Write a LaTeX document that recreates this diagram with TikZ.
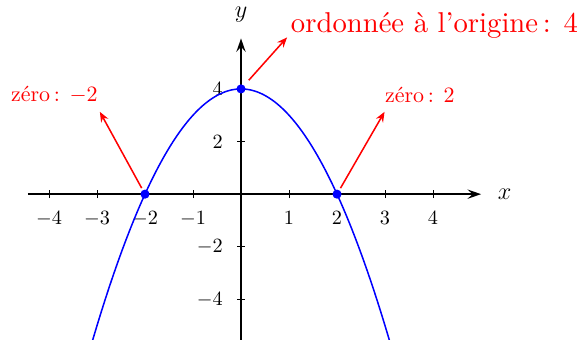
\documentclass[tikz,border=0pt]{standalone}
\usepackage{amsmath}
\usetikzlibrary{arrows.meta,positioning}

\begin{document}
\begin{tikzpicture}[x=1cm,y=0.548cm,
  axis/.style={line width=1pt,-{Stealth[length=8pt,width=5.5pt,inset=3pt]}},
  tickmark/.style={line width=0.5pt},
  ticklabel/.style={scale=1.2,inner sep=0pt},
  dot/.style={circle,fill=blue,inner sep=0pt,minimum size=5.4pt},
  callout/.style={red,line width=0.9pt,-{Stealth[length=6pt,width=4.8pt,inset=2pt]}},
  lbl/.style={red,inner sep=0.8pt}]
  \useasboundingbox (-5.02,-5.51) rectangle (7.04,7.38);

  % Axes
  \coordinate (xmin) at (-4.44,0);
  \coordinate (xmax) at (5,0);
  \coordinate (ymin) at (0,-5.6);
  \coordinate (ymax) at (0,5.92);
  \draw[axis] (xmin) -- (xmax);
  \draw[axis] (ymin) -- (ymax);
  \node[font=\Large,right=6.5pt of xmax] (xlabel) {$x$};
  \node[font=\Large,above=6pt of ymax] (ylabel) {$y$};

  % Ticks on x
  \foreach \t in {-4,-3,-2,-1,1,2,3,4} {
    \draw[tickmark] (\t,0) ++(0,-0.08cm) -- ++(0,0.16cm);
    \node[ticklabel,anchor=north] (xt\t) at ([yshift=-10pt]\t,0) {$\t$};
  }
  % Ticks on y
  \foreach \t in {-4,-2,2,4} {
    \draw[tickmark] (0,\t) ++(-0.08cm,0) -- ++(0.16cm,0);
    \node[ticklabel,anchor=east] (yt\t) at ([xshift=-10.6pt]0,\t) {$\t$};
  }

  % Parabola
  \draw[blue,line width=0.9pt,domain=-3.1:3.1,samples=120] plot (\x,{4-\x*\x});

  % Zeros and intercept
  \node[dot] (zA) at (-2,0) {};
  \node[dot] (zB) at (2,0) {};
  \node[dot] (yint) at (0,4) {};

  % Callouts
  \coordinate (zAtip) at (-2.94,3.13);
  \coordinate (zBtip) at (2.99,3.13);
  \coordinate (ytip) at (0.96,5.96);
  \draw[callout,shorten <=1.2pt] (zA) -- (zAtip);
  \draw[callout,shorten <=1.2pt] (zB) -- (zBtip);
  \draw[callout,shorten <=4pt] (yint) -- (ytip);
  \node[lbl,scale=1.3,anchor=base east] (zAlab) at ([yshift=5.9pt]zAtip) {zéro\,: $-2$};
  \node[lbl,scale=1.3,anchor=base west] (zBlab) at ([shift={(-1pt,5.3pt)}]zBtip) {zéro\,: $2$};
  \node[lbl,scale=1.7,anchor=base west] (ylab) at ([shift={(0.6pt,3pt)}]ytip) {ordonnée à l'origine\,: $4$};
\end{tikzpicture}
\end{document}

________________________

* [Written exercise]: Output exactly the span of lines from the top of the listing through the line holding "(yint) at (0,4)", and leave every picture out.

* [Answer below]:
Write a LaTeX document that recreates this diagram with TikZ.
\documentclass[tikz,border=0pt]{standalone}
\usepackage{amsmath}
\usetikzlibrary{arrows.meta,positioning}

\begin{document}
\begin{tikzpicture}[x=1cm,y=0.548cm,
  axis/.style={line width=1pt,-{Stealth[length=8pt,width=5.5pt,inset=3pt]}},
  tickmark/.style={line width=0.5pt},
  ticklabel/.style={scale=1.2,inner sep=0pt},
  dot/.style={circle,fill=blue,inner sep=0pt,minimum size=5.4pt},
  callout/.style={red,line width=0.9pt,-{Stealth[length=6pt,width=4.8pt,inset=2pt]}},
  lbl/.style={red,inner sep=0.8pt}]
  \useasboundingbox (-5.02,-5.51) rectangle (7.04,7.38);

  % Axes
  \coordinate (xmin) at (-4.44,0);
  \coordinate (xmax) at (5,0);
  \coordinate (ymin) at (0,-5.6);
  \coordinate (ymax) at (0,5.92);
  \draw[axis] (xmin) -- (xmax);
  \draw[axis] (ymin) -- (ymax);
  \node[font=\Large,right=6.5pt of xmax] (xlabel) {$x$};
  \node[font=\Large,above=6pt of ymax] (ylabel) {$y$};

  % Ticks on x
  \foreach \t in {-4,-3,-2,-1,1,2,3,4} {
    \draw[tickmark] (\t,0) ++(0,-0.08cm) -- ++(0,0.16cm);
    \node[ticklabel,anchor=north] (xt\t) at ([yshift=-10pt]\t,0) {$\t$};
  }
  % Ticks on y
  \foreach \t in {-4,-2,2,4} {
    \draw[tickmark] (0,\t) ++(-0.08cm,0) -- ++(0.16cm,0);
    \node[ticklabel,anchor=east] (yt\t) at ([xshift=-10.6pt]0,\t) {$\t$};
  }

  % Parabola
  \draw[blue,line width=0.9pt,domain=-3.1:3.1,samples=120] plot (\x,{4-\x*\x});

  % Zeros and intercept
  \node[dot] (zA) at (-2,0) {};
  \node[dot] (zB) at (2,0) {};
  \node[dot] (yint) at (0,4) {};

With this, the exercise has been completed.